(Set exercise): Skip every image and restate the data word for word.

(Material provided):
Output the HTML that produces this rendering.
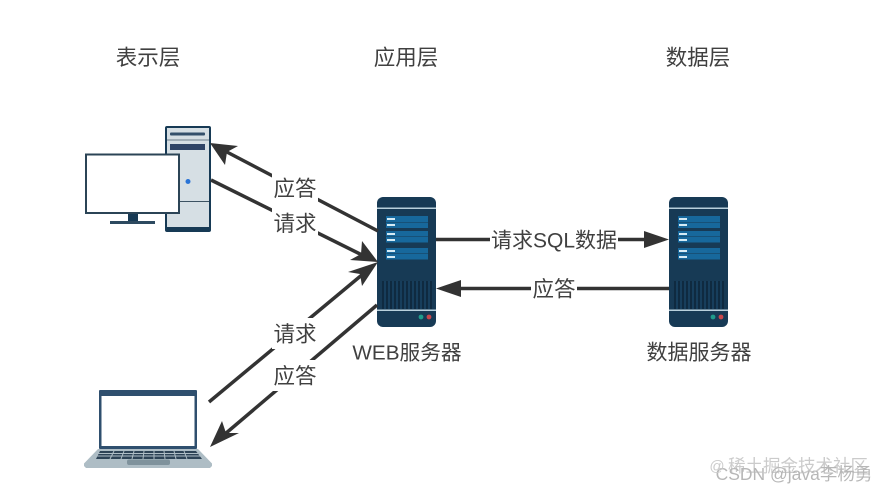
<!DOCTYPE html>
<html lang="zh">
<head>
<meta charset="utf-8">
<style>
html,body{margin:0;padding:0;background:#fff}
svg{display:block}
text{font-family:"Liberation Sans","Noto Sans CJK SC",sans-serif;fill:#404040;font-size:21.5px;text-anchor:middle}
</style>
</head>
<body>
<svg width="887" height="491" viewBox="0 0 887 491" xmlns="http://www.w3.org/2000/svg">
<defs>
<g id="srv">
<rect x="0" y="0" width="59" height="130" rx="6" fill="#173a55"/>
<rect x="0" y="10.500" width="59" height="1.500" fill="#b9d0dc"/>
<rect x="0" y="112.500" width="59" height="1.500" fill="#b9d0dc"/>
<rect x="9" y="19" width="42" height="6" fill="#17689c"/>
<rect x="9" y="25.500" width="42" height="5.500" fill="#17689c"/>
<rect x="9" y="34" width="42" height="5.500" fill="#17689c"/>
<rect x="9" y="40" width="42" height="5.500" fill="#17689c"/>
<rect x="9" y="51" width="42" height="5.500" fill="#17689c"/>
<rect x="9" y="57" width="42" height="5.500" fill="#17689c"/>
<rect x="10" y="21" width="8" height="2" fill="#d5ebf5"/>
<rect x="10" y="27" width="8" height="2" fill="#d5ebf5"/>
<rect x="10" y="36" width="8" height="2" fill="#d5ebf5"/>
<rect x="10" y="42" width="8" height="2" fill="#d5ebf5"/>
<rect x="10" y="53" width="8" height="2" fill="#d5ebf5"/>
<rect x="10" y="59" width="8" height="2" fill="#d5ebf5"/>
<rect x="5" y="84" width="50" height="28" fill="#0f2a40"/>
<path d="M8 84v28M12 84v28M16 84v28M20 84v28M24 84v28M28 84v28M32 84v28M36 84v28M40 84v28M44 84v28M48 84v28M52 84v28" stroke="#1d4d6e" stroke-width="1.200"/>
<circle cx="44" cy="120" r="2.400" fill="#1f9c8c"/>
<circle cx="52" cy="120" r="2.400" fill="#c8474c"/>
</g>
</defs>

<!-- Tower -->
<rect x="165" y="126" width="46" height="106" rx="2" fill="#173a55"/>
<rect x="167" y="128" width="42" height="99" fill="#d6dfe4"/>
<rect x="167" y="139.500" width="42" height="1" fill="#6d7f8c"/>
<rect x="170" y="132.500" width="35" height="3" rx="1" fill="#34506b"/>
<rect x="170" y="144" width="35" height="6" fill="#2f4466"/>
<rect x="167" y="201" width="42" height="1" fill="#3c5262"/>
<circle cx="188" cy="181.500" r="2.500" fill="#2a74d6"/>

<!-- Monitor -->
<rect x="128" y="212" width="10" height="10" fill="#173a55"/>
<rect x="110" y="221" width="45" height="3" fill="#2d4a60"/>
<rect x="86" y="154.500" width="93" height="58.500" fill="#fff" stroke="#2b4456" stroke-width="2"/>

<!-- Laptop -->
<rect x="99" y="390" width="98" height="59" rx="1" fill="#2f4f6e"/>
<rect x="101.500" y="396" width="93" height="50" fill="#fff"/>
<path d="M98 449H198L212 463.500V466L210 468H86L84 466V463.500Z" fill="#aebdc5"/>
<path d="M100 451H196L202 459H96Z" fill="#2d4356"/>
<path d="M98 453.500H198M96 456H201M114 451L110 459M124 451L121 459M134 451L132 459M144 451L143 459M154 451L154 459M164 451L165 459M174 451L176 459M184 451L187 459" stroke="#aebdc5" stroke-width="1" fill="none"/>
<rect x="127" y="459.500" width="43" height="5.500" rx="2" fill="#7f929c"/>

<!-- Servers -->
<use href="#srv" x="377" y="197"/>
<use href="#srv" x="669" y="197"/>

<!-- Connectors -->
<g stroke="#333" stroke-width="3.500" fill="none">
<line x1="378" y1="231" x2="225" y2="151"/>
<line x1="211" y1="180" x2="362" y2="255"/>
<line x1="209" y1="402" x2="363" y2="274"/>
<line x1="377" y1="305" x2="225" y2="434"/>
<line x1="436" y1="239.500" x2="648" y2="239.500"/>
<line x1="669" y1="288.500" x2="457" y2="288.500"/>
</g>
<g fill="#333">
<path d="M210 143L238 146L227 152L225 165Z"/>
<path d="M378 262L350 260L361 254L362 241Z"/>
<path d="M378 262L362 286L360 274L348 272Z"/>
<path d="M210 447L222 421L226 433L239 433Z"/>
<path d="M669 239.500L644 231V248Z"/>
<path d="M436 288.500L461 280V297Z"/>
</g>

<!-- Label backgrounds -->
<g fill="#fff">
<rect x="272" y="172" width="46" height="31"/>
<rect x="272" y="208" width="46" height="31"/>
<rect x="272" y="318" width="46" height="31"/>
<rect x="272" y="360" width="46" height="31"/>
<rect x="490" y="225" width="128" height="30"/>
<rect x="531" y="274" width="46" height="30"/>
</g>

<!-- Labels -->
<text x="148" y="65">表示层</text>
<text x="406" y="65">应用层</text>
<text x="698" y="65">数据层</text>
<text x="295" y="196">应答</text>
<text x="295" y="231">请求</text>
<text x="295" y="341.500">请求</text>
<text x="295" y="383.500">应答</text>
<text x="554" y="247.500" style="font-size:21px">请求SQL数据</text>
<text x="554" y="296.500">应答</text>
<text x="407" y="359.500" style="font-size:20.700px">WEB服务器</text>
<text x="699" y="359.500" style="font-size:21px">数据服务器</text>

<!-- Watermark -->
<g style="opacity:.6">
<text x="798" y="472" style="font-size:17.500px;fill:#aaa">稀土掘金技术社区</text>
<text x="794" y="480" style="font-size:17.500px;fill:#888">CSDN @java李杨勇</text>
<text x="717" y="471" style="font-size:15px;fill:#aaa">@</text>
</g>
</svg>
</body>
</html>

(Correct output):
Output the HTML that produces this rendering.
<!DOCTYPE html>
<html lang="zh">
<head>
<meta charset="utf-8">
<style>
html,body{margin:0;padding:0;background:#fff}
svg{display:block}
text{font-family:"Liberation Sans","Noto Sans CJK SC",sans-serif;fill:#404040;font-size:21.5px;text-anchor:middle}
</style>
</head>
<body>
<svg width="887" height="491" viewBox="0 0 887 491" xmlns="http://www.w3.org/2000/svg">
<defs>
<g id="srv">
<rect x="0" y="0" width="59" height="130" rx="6" fill="#173a55"/>
<rect x="0" y="10.500" width="59" height="1.500" fill="#b9d0dc"/>
<rect x="0" y="112.500" width="59" height="1.500" fill="#b9d0dc"/>
<rect x="9" y="19" width="42" height="6" fill="#17689c"/>
<rect x="9" y="25.500" width="42" height="5.500" fill="#17689c"/>
<rect x="9" y="34" width="42" height="5.500" fill="#17689c"/>
<rect x="9" y="40" width="42" height="5.500" fill="#17689c"/>
<rect x="9" y="51" width="42" height="5.500" fill="#17689c"/>
<rect x="9" y="57" width="42" height="5.500" fill="#17689c"/>
<rect x="10" y="21" width="8" height="2" fill="#d5ebf5"/>
<rect x="10" y="27" width="8" height="2" fill="#d5ebf5"/>
<rect x="10" y="36" width="8" height="2" fill="#d5ebf5"/>
<rect x="10" y="42" width="8" height="2" fill="#d5ebf5"/>
<rect x="10" y="53" width="8" height="2" fill="#d5ebf5"/>
<rect x="10" y="59" width="8" height="2" fill="#d5ebf5"/>
<rect x="5" y="84" width="50" height="28" fill="#0f2a40"/>
<path d="M8 84v28M12 84v28M16 84v28M20 84v28M24 84v28M28 84v28M32 84v28M36 84v28M40 84v28M44 84v28M48 84v28M52 84v28" stroke="#1d4d6e" stroke-width="1.200"/>
<circle cx="44" cy="120" r="2.400" fill="#1f9c8c"/>
<circle cx="52" cy="120" r="2.400" fill="#c8474c"/>
</g>
</defs>

<!-- Tower -->
<rect x="165" y="126" width="46" height="106" rx="2" fill="#173a55"/>
<rect x="167" y="128" width="42" height="99" fill="#d6dfe4"/>
<rect x="167" y="139.500" width="42" height="1" fill="#6d7f8c"/>
<rect x="170" y="132.500" width="35" height="3" rx="1" fill="#34506b"/>
<rect x="170" y="144" width="35" height="6" fill="#2f4466"/>
<rect x="167" y="201" width="42" height="1" fill="#3c5262"/>
<circle cx="188" cy="181.500" r="2.500" fill="#2a74d6"/>

<!-- Monitor -->
<rect x="128" y="212" width="10" height="10" fill="#173a55"/>
<rect x="110" y="221" width="45" height="3" fill="#2d4a60"/>
<rect x="86" y="154.500" width="93" height="58.500" fill="#fff" stroke="#2b4456" stroke-width="2"/>

<!-- Laptop -->
<rect x="99" y="390" width="98" height="59" rx="1" fill="#2f4f6e"/>
<rect x="101.500" y="396" width="93" height="50" fill="#fff"/>
<path d="M98 449H198L212 463.500V466L210 468H86L84 466V463.500Z" fill="#aebdc5"/>
<path d="M100 451H196L202 459H96Z" fill="#2d4356"/>
<path d="M98 453.500H198M96 456H201M114 451L110 459M124 451L121 459M134 451L132 459M144 451L143 459M154 451L154 459M164 451L165 459M174 451L176 459M184 451L187 459" stroke="#aebdc5" stroke-width="1" fill="none"/>
<rect x="127" y="459.500" width="43" height="5.500" rx="2" fill="#7f929c"/>

<!-- Servers -->
<use href="#srv" x="377" y="197"/>
<use href="#srv" x="669" y="197"/>

<!-- Connectors -->
<g stroke="#333" stroke-width="3.500" fill="none">
<line x1="378" y1="231" x2="225" y2="151"/>
<line x1="211" y1="180" x2="362" y2="255"/>
<line x1="209" y1="402" x2="363" y2="274"/>
<line x1="377" y1="305" x2="225" y2="434"/>
<line x1="436" y1="239.500" x2="648" y2="239.500"/>
<line x1="669" y1="288.500" x2="457" y2="288.500"/>
</g>
<g fill="#333">
<path d="M210 143L238 146L227 152L225 165Z"/>
<path d="M378 262L350 260L361 254L362 241Z"/>
<path d="M378 262L362 286L360 274L348 272Z"/>
<path d="M210 447L222 421L226 433L239 433Z"/>
<path d="M669 239.500L644 231V248Z"/>
<path d="M436 288.500L461 280V297Z"/>
</g>

<!-- Label backgrounds -->
<g fill="#fff">
<rect x="272" y="172" width="46" height="31"/>
<rect x="272" y="208" width="46" height="31"/>
<rect x="272" y="318" width="46" height="31"/>
<rect x="272" y="360" width="46" height="31"/>
<rect x="490" y="225" width="128" height="30"/>
<rect x="531" y="274" width="46" height="30"/>
</g>

<!-- Labels -->
<text x="148" y="65">表示层</text>
<text x="406" y="65">应用层</text>
<text x="698" y="65">数据层</text>
<text x="295" y="196">应答</text>
<text x="295" y="231">请求</text>
<text x="295" y="341.500">请求</text>
<text x="295" y="383.500">应答</text>
<text x="554" y="247.500" style="font-size:21px">请求SQL数据</text>
<text x="554" y="296.500">应答</text>
<text x="407" y="359.500" style="font-size:20.700px">WEB服务器</text>
<text x="699" y="359.500" style="font-size:21px">数据服务器</text>

<!-- Watermark -->
<g style="opacity:.6">
<text x="798" y="472" style="font-size:17.500px;fill:#aaa">稀土掘金技术社区</text>
<text x="794" y="480" style="font-size:17.500px;fill:#888">CSDN @java李杨勇</text>
<text x="717" y="471" style="font-size:15px;fill:#aaa">@</text>
</g>
</svg>
</body>
</html>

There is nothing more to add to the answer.